4. David Mitchell – Cloud Atlas
Unless you’ve been living in Timbuktu (read: middle-of-nowhere) you’ve probably already seen the trailer for the new Watchowski/Tykwer film (apologies to those of you who do live in Timbuktu and have actually seen the trailer, I imagine the hyperbole was completely lost on you). But even if you have, a repeat viewing certainly won’t hurt. Some have accused Mitchell of being complicated for complicated’s sake, or simply being show-offy, but the guy does have skill. His woven narrative spans centuries and touches lives connected by strands of fate. The centre of the book, set in a post-apocalyptic earth, where technology has been forgotten, is what provided me with most ideas for my DnD campaign, especially when fleshing out the fluff for Goliaths and examining where their race came from. But it’s not plot that’s the best part you can utilize from Mitchell, it’s his delivery and an alternate way to tell a story.
5. Neil Gaiman – Sandman
I am not going to pretend that Neil Gaiman is literary fic in any way shape or form. It is however, unconventional fantasy and full of concepts ripe for the plucking. His idea of ‘deities’ in Sandman was something I’ve decided to borrow for a campaign setting I’ve been working on, and so far it’s been a blast to write. He is a man with great imagination and playing around with the creations of his mind is a joy. My fondest one is the ‘Fox’ from dream hunters, a character I’ve adapted as my own. Whilst a scorned woman in love, out for revenge, isn’t exactly a novel idea in itself, but the shell he wraps it in I find very aesthetically appealing.

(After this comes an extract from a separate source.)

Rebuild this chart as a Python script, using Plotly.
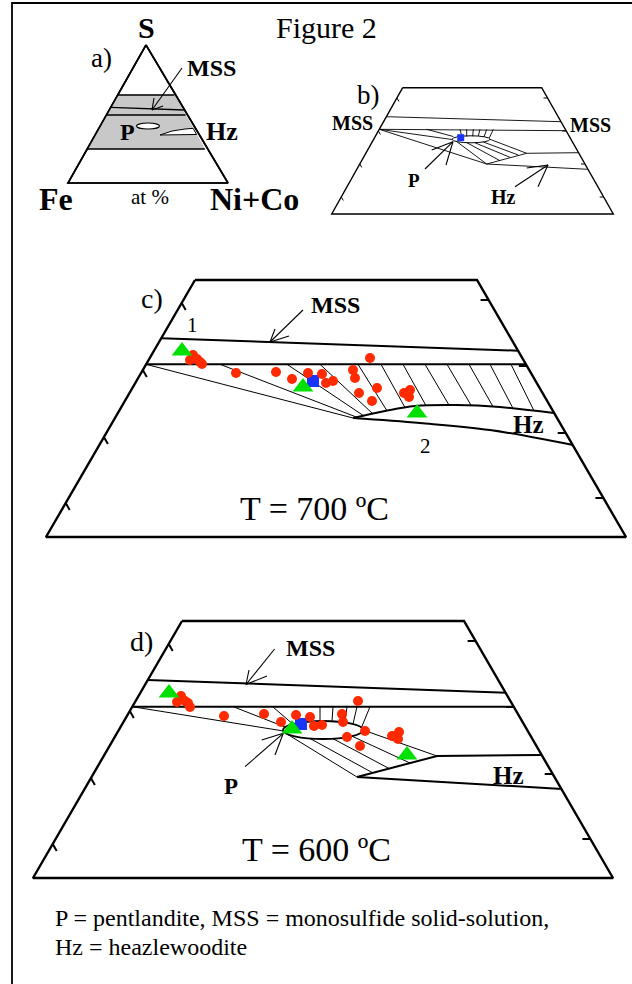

I can’t help but mention Murakami twice, my love for his fiction cannot be hidden. But I do mention it because I’ve borrowed the ‘air chyrsalis’ from this particular novel. My githzerai monks plucked strands of air from… well… air, and weaved them into a chrysalis. The players were most fascinated by this and even decided to help weave it. When it was in danger, even without knowing what it is or what it does (if anything at all) they wanted to protect it. All is as it should be in magical realism.
I say that these sources are unusual, but they are not at all. Fantasy or not, roleplaying games are, after all, about getting together and telling stories. Stories that we love and cherish and share, no matter the genre or medium. But I hope that for some, this will prove at least as a distraction from the mundane and the usual, and will inspire to tell more stories.